TASK DESCRIPTION:
Pictures appear in the records below; write out everything else exactly.

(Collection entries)
------------------------------

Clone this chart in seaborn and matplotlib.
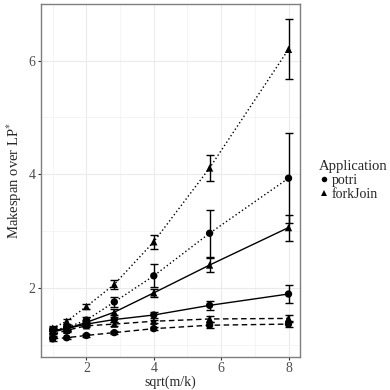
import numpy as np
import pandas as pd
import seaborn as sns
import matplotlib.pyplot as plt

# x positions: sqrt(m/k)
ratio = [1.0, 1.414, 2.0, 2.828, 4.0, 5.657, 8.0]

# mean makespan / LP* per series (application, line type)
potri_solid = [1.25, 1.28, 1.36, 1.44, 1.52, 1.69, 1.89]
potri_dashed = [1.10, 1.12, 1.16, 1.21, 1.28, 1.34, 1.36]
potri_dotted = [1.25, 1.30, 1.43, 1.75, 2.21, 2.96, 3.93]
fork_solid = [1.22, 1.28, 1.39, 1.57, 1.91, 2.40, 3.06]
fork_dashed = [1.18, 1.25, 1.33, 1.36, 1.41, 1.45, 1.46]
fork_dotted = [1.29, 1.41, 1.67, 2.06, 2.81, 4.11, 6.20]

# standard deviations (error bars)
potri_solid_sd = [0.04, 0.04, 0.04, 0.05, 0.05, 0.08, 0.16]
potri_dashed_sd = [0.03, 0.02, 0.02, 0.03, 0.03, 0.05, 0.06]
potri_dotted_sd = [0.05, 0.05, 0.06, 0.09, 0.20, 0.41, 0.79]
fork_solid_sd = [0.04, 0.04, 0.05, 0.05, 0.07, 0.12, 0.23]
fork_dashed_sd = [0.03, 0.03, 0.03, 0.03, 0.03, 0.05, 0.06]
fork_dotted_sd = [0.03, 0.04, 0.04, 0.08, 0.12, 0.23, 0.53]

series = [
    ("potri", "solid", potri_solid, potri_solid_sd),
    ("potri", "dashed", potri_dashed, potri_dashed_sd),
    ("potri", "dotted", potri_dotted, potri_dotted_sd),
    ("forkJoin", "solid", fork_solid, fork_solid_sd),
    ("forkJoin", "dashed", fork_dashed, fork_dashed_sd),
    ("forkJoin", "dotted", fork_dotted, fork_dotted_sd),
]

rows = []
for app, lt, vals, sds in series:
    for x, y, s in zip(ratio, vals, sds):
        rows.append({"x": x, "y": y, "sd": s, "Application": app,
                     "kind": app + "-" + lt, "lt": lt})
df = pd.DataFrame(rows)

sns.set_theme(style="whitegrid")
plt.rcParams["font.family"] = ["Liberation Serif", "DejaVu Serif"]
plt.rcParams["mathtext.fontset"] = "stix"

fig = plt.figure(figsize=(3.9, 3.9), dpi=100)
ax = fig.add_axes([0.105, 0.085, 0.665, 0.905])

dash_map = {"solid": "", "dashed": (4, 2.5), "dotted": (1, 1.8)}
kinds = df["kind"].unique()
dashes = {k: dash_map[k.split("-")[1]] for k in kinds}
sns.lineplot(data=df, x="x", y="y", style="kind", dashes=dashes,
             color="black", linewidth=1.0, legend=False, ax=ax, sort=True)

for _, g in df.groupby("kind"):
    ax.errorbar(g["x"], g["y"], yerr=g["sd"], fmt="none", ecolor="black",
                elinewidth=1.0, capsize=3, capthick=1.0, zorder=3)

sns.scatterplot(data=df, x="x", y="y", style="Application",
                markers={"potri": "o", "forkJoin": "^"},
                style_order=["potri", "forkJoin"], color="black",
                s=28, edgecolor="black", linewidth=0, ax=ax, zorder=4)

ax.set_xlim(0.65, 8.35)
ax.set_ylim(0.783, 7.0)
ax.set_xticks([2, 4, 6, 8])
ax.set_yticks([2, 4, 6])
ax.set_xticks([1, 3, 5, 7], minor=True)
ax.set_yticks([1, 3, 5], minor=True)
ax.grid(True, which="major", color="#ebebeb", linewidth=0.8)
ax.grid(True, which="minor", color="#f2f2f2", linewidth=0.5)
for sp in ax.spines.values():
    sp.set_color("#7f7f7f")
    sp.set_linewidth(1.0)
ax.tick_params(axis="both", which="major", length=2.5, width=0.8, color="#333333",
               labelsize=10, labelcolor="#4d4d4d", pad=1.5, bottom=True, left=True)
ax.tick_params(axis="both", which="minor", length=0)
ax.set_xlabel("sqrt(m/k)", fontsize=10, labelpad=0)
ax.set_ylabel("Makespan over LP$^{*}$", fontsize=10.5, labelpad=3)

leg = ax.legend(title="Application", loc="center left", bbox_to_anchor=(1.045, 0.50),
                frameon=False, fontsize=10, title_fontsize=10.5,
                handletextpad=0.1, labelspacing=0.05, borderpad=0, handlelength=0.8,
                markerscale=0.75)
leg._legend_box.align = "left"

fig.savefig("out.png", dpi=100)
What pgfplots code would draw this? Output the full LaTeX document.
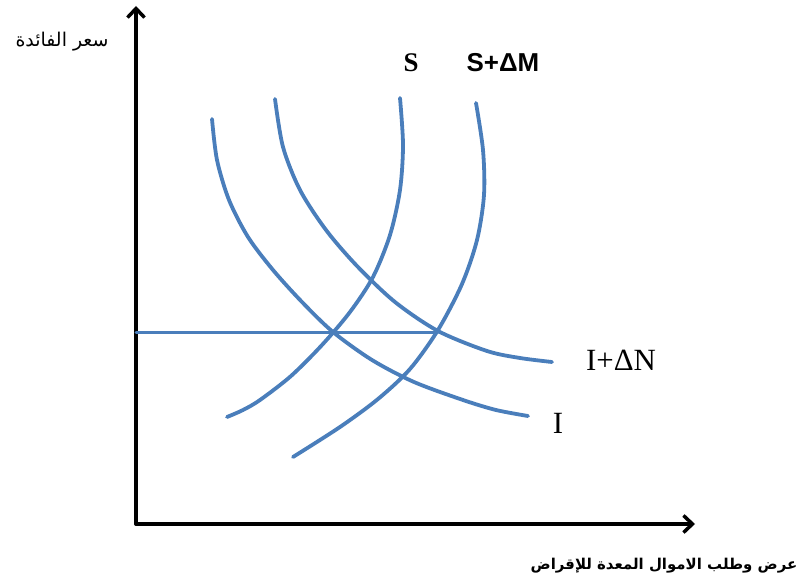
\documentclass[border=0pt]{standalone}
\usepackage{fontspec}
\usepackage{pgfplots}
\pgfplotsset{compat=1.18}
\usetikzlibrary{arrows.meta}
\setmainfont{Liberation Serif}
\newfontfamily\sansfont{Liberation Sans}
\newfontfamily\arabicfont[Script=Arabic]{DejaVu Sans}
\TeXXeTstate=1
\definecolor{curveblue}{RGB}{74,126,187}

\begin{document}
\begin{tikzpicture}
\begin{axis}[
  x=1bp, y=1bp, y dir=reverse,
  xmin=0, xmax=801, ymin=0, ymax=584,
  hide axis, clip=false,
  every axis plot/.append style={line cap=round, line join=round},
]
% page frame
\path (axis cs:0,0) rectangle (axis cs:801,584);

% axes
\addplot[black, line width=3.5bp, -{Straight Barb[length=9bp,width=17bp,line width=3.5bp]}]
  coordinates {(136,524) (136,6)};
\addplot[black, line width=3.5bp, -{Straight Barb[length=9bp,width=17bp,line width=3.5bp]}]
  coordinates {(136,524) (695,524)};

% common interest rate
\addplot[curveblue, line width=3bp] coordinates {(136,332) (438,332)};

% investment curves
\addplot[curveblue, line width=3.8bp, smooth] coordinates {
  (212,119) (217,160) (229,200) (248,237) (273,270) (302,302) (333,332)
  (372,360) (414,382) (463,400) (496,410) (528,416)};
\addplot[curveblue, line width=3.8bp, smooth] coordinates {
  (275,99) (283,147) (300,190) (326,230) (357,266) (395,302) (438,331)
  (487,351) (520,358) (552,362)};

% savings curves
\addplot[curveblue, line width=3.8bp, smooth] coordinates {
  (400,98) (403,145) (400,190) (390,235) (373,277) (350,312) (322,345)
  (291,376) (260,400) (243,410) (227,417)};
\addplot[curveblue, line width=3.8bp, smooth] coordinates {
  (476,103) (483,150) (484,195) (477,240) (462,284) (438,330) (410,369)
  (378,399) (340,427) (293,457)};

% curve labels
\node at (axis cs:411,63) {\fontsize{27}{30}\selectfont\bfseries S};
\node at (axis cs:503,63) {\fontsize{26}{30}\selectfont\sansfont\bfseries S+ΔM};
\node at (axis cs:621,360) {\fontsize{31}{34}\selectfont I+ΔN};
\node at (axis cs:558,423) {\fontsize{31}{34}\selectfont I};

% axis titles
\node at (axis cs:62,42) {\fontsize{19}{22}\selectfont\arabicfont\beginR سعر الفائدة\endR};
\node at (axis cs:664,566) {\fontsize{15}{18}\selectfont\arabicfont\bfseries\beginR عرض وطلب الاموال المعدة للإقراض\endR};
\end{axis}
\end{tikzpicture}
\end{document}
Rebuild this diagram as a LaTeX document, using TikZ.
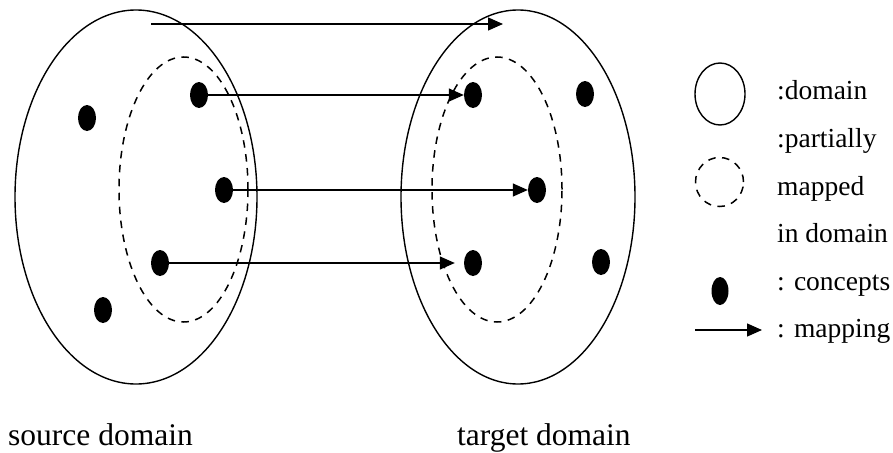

------------------------------

ANSWER TO THIS TASK:
Clone this chart in seaborn and matplotlib.
import numpy as np
import pandas as pd
import seaborn as sns
import matplotlib.pyplot as plt

# x positions: sqrt(m/k)
ratio = [1.0, 1.414, 2.0, 2.828, 4.0, 5.657, 8.0]

# mean makespan / LP* per series (application, line type)
potri_solid = [1.25, 1.28, 1.36, 1.44, 1.52, 1.69, 1.89]
potri_dashed = [1.10, 1.12, 1.16, 1.21, 1.28, 1.34, 1.36]
potri_dotted = [1.25, 1.30, 1.43, 1.75, 2.21, 2.96, 3.93]
fork_solid = [1.22, 1.28, 1.39, 1.57, 1.91, 2.40, 3.06]
fork_dashed = [1.18, 1.25, 1.33, 1.36, 1.41, 1.45, 1.46]
fork_dotted = [1.29, 1.41, 1.67, 2.06, 2.81, 4.11, 6.20]

# standard deviations (error bars)
potri_solid_sd = [0.04, 0.04, 0.04, 0.05, 0.05, 0.08, 0.16]
potri_dashed_sd = [0.03, 0.02, 0.02, 0.03, 0.03, 0.05, 0.06]
potri_dotted_sd = [0.05, 0.05, 0.06, 0.09, 0.20, 0.41, 0.79]
fork_solid_sd = [0.04, 0.04, 0.05, 0.05, 0.07, 0.12, 0.23]
fork_dashed_sd = [0.03, 0.03, 0.03, 0.03, 0.03, 0.05, 0.06]
fork_dotted_sd = [0.03, 0.04, 0.04, 0.08, 0.12, 0.23, 0.53]

series = [
    ("potri", "solid", potri_solid, potri_solid_sd),
    ("potri", "dashed", potri_dashed, potri_dashed_sd),
    ("potri", "dotted", potri_dotted, potri_dotted_sd),
    ("forkJoin", "solid", fork_solid, fork_solid_sd),
    ("forkJoin", "dashed", fork_dashed, fork_dashed_sd),
    ("forkJoin", "dotted", fork_dotted, fork_dotted_sd),
]

rows = []
for app, lt, vals, sds in series:
    for x, y, s in zip(ratio, vals, sds):
        rows.append({"x": x, "y": y, "sd": s, "Application": app,
                     "kind": app + "-" + lt, "lt": lt})
df = pd.DataFrame(rows)

sns.set_theme(style="whitegrid")
plt.rcParams["font.family"] = ["Liberation Serif", "DejaVu Serif"]
plt.rcParams["mathtext.fontset"] = "stix"

fig = plt.figure(figsize=(3.9, 3.9), dpi=100)
ax = fig.add_axes([0.105, 0.085, 0.665, 0.905])

dash_map = {"solid": "", "dashed": (4, 2.5), "dotted": (1, 1.8)}
kinds = df["kind"].unique()
dashes = {k: dash_map[k.split("-")[1]] for k in kinds}
sns.lineplot(data=df, x="x", y="y", style="kind", dashes=dashes,
             color="black", linewidth=1.0, legend=False, ax=ax, sort=True)

for _, g in df.groupby("kind"):
    ax.errorbar(g["x"], g["y"], yerr=g["sd"], fmt="none", ecolor="black",
                elinewidth=1.0, capsize=3, capthick=1.0, zorder=3)

sns.scatterplot(data=df, x="x", y="y", style="Application",
                markers={"potri": "o", "forkJoin": "^"},
                style_order=["potri", "forkJoin"], color="black",
                s=28, edgecolor="black", linewidth=0, ax=ax, zorder=4)

ax.set_xlim(0.65, 8.35)
ax.set_ylim(0.783, 7.0)
ax.set_xticks([2, 4, 6, 8])
ax.set_yticks([2, 4, 6])
ax.set_xticks([1, 3, 5, 7], minor=True)
ax.set_yticks([1, 3, 5], minor=True)
ax.grid(True, which="major", color="#ebebeb", linewidth=0.8)
ax.grid(True, which="minor", color="#f2f2f2", linewidth=0.5)
for sp in ax.spines.values():
    sp.set_color("#7f7f7f")
    sp.set_linewidth(1.0)
ax.tick_params(axis="both", which="major", length=2.5, width=0.8, color="#333333",
               labelsize=10, labelcolor="#4d4d4d", pad=1.5, bottom=True, left=True)
ax.tick_params(axis="both", which="minor", length=0)
ax.set_xlabel("sqrt(m/k)", fontsize=10, labelpad=0)
ax.set_ylabel("Makespan over LP$^{*}$", fontsize=10.5, labelpad=3)

leg = ax.legend(title="Application", loc="center left", bbox_to_anchor=(1.045, 0.50),
                frameon=False, fontsize=10, title_fontsize=10.5,
                handletextpad=0.1, labelspacing=0.05, borderpad=0, handlelength=0.8,
                markerscale=0.75)
leg._legend_box.align = "left"

fig.savefig("out.png", dpi=100)
What pgfplots code would draw this? Output the full LaTeX document.
\documentclass[border=0pt]{standalone}
\usepackage{fontspec}
\usepackage{pgfplots}
\pgfplotsset{compat=1.18}
\usetikzlibrary{arrows.meta}
\setmainfont{Liberation Serif}
\newfontfamily\sansfont{Liberation Sans}
\newfontfamily\arabicfont[Script=Arabic]{DejaVu Sans}
\TeXXeTstate=1
\definecolor{curveblue}{RGB}{74,126,187}

\begin{document}
\begin{tikzpicture}
\begin{axis}[
  x=1bp, y=1bp, y dir=reverse,
  xmin=0, xmax=801, ymin=0, ymax=584,
  hide axis, clip=false,
  every axis plot/.append style={line cap=round, line join=round},
]
% page frame
\path (axis cs:0,0) rectangle (axis cs:801,584);

% axes
\addplot[black, line width=3.5bp, -{Straight Barb[length=9bp,width=17bp,line width=3.5bp]}]
  coordinates {(136,524) (136,6)};
\addplot[black, line width=3.5bp, -{Straight Barb[length=9bp,width=17bp,line width=3.5bp]}]
  coordinates {(136,524) (695,524)};

% common interest rate
\addplot[curveblue, line width=3bp] coordinates {(136,332) (438,332)};

% investment curves
\addplot[curveblue, line width=3.8bp, smooth] coordinates {
  (212,119) (217,160) (229,200) (248,237) (273,270) (302,302) (333,332)
  (372,360) (414,382) (463,400) (496,410) (528,416)};
\addplot[curveblue, line width=3.8bp, smooth] coordinates {
  (275,99) (283,147) (300,190) (326,230) (357,266) (395,302) (438,331)
  (487,351) (520,358) (552,362)};

% savings curves
\addplot[curveblue, line width=3.8bp, smooth] coordinates {
  (400,98) (403,145) (400,190) (390,235) (373,277) (350,312) (322,345)
  (291,376) (260,400) (243,410) (227,417)};
\addplot[curveblue, line width=3.8bp, smooth] coordinates {
  (476,103) (483,150) (484,195) (477,240) (462,284) (438,330) (410,369)
  (378,399) (340,427) (293,457)};

% curve labels
\node at (axis cs:411,63) {\fontsize{27}{30}\selectfont\bfseries S};
\node at (axis cs:503,63) {\fontsize{26}{30}\selectfont\sansfont\bfseries S+ΔM};
\node at (axis cs:621,360) {\fontsize{31}{34}\selectfont I+ΔN};
\node at (axis cs:558,423) {\fontsize{31}{34}\selectfont I};

% axis titles
\node at (axis cs:62,42) {\fontsize{19}{22}\selectfont\arabicfont\beginR سعر الفائدة\endR};
\node at (axis cs:664,566) {\fontsize{15}{18}\selectfont\arabicfont\bfseries\beginR عرض وطلب الاموال المعدة للإقراض\endR};
\end{axis}
\end{tikzpicture}
\end{document}
Rebuild this diagram as a LaTeX document, using TikZ.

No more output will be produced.